(Figure scripts)
·····
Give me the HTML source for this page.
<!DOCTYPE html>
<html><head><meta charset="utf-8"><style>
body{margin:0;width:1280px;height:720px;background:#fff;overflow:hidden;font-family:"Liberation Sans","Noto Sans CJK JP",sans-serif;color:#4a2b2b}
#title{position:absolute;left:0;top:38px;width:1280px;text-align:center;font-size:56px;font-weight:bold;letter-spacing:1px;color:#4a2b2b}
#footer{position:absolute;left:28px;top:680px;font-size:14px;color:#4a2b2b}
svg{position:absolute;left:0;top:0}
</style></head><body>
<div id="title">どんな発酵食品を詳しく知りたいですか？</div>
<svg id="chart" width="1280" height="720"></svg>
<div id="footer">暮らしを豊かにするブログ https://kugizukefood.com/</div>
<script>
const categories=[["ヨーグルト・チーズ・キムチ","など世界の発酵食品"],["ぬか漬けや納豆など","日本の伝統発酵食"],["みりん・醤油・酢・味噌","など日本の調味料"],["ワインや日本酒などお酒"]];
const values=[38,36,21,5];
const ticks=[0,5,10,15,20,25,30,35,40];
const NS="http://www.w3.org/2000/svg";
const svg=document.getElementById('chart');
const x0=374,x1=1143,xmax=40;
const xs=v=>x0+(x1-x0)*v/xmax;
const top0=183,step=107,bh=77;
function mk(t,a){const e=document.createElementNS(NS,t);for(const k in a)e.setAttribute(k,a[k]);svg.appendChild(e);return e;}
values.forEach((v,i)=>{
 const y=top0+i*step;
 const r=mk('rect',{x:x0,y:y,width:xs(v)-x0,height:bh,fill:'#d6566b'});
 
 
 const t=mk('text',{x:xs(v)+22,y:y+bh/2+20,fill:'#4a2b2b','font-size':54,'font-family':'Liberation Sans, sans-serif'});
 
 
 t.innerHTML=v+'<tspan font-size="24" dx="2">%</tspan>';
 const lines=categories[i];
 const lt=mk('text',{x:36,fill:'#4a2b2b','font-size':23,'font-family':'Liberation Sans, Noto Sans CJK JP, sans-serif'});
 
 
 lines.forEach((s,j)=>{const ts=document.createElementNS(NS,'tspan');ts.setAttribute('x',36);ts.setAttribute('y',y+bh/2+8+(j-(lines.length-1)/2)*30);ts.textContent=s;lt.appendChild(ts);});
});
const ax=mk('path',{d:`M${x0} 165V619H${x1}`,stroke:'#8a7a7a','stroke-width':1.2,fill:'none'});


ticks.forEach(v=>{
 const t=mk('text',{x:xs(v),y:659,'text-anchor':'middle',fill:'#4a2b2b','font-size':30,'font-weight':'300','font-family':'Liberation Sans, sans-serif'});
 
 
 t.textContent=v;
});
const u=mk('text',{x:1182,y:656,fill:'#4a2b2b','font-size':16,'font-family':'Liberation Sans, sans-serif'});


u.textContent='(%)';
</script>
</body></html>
·····
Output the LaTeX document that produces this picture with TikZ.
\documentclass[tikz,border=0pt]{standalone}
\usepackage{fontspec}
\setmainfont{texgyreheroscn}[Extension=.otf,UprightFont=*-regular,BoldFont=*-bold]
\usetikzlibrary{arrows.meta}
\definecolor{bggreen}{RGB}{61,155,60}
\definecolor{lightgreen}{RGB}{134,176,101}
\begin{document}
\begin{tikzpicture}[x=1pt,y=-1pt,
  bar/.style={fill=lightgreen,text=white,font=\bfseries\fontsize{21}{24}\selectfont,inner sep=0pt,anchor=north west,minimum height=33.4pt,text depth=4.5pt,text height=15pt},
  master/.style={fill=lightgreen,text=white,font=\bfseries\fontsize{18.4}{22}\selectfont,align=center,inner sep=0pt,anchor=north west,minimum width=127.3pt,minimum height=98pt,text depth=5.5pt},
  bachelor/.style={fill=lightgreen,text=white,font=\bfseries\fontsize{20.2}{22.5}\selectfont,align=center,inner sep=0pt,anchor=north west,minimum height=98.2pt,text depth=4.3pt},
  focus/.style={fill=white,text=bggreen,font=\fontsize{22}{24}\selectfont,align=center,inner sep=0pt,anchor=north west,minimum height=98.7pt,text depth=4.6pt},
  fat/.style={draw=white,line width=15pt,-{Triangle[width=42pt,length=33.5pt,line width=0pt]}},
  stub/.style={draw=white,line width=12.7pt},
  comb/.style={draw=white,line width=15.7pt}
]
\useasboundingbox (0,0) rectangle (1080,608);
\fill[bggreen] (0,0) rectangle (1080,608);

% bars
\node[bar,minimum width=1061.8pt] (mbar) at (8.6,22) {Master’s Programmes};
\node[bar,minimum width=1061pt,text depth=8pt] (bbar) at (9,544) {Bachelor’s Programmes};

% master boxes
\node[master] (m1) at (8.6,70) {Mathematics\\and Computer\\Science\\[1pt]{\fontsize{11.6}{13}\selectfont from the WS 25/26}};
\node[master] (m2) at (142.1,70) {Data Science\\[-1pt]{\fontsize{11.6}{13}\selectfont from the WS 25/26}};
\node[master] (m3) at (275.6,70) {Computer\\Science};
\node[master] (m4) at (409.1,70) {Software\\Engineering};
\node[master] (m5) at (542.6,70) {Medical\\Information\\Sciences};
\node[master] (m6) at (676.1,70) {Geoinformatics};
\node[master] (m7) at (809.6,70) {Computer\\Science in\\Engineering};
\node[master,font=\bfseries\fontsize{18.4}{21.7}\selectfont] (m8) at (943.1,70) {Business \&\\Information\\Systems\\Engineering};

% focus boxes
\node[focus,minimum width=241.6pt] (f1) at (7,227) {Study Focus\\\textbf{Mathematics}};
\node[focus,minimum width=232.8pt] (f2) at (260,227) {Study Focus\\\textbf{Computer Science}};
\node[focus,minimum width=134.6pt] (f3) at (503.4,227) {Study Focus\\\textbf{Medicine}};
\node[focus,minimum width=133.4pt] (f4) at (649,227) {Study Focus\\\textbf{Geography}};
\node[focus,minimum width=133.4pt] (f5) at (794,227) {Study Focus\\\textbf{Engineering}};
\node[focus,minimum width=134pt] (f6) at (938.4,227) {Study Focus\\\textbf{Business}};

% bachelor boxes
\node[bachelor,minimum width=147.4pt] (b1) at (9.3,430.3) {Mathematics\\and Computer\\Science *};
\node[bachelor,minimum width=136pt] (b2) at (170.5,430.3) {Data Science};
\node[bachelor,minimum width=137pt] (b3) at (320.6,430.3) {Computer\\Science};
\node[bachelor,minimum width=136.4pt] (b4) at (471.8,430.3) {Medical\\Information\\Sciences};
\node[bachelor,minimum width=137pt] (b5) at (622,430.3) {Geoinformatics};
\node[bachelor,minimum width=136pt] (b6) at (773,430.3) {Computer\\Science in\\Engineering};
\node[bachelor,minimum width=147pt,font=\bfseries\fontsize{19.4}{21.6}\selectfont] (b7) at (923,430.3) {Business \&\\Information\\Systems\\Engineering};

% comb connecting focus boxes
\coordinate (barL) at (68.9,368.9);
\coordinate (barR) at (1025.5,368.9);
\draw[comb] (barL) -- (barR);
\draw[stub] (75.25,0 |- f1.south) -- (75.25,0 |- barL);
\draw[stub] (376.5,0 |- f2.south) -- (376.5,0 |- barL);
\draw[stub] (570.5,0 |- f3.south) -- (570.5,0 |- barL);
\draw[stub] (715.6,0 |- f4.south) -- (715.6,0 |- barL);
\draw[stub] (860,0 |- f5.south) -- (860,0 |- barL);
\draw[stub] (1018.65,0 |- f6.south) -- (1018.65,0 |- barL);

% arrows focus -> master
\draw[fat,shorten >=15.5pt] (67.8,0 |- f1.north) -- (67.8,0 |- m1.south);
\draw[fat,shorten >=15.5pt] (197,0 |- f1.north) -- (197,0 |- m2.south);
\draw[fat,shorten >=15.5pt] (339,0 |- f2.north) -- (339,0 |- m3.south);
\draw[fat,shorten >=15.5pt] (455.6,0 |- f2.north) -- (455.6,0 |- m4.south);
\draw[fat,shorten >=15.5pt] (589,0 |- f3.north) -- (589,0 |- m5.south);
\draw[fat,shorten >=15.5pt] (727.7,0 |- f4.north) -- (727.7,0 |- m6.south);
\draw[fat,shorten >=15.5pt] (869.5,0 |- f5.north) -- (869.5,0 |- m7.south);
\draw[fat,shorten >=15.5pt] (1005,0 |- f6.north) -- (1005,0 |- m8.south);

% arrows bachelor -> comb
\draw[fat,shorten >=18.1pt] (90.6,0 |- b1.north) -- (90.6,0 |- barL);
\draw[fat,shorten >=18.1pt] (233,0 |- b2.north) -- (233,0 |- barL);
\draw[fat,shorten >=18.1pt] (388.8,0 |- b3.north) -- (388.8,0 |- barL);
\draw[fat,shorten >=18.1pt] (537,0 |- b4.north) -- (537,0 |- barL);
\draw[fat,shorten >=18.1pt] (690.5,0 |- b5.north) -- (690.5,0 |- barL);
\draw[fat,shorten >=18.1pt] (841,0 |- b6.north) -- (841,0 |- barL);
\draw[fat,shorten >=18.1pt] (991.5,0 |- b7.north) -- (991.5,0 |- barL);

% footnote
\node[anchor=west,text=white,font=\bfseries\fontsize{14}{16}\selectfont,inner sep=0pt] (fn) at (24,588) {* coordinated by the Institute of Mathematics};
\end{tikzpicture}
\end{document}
·····
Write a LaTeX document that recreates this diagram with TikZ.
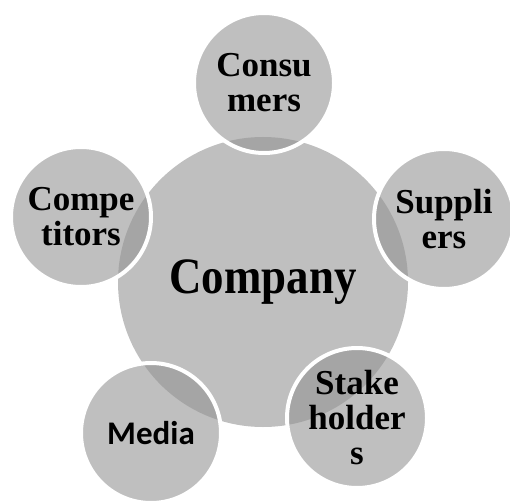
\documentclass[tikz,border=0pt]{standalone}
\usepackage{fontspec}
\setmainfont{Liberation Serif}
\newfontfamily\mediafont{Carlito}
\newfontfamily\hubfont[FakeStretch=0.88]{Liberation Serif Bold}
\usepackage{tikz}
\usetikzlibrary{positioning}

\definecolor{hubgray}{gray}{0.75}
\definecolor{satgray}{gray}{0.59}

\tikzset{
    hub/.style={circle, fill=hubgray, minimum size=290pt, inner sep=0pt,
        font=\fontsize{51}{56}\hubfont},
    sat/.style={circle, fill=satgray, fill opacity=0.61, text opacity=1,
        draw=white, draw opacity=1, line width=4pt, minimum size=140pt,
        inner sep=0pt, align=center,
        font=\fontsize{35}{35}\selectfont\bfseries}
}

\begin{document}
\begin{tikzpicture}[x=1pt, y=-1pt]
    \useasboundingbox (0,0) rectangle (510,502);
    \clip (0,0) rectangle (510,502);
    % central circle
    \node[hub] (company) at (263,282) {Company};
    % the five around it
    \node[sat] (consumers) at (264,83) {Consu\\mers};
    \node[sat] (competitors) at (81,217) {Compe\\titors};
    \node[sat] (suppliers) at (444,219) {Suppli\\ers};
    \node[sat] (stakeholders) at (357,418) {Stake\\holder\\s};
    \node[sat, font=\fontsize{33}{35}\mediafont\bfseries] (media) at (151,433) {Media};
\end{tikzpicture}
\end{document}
·····
Isolate the lines above that contain the word "LaTeX" and copy them.

Output the LaTeX document that produces this picture with TikZ.
Write a LaTeX document that recreates this diagram with TikZ.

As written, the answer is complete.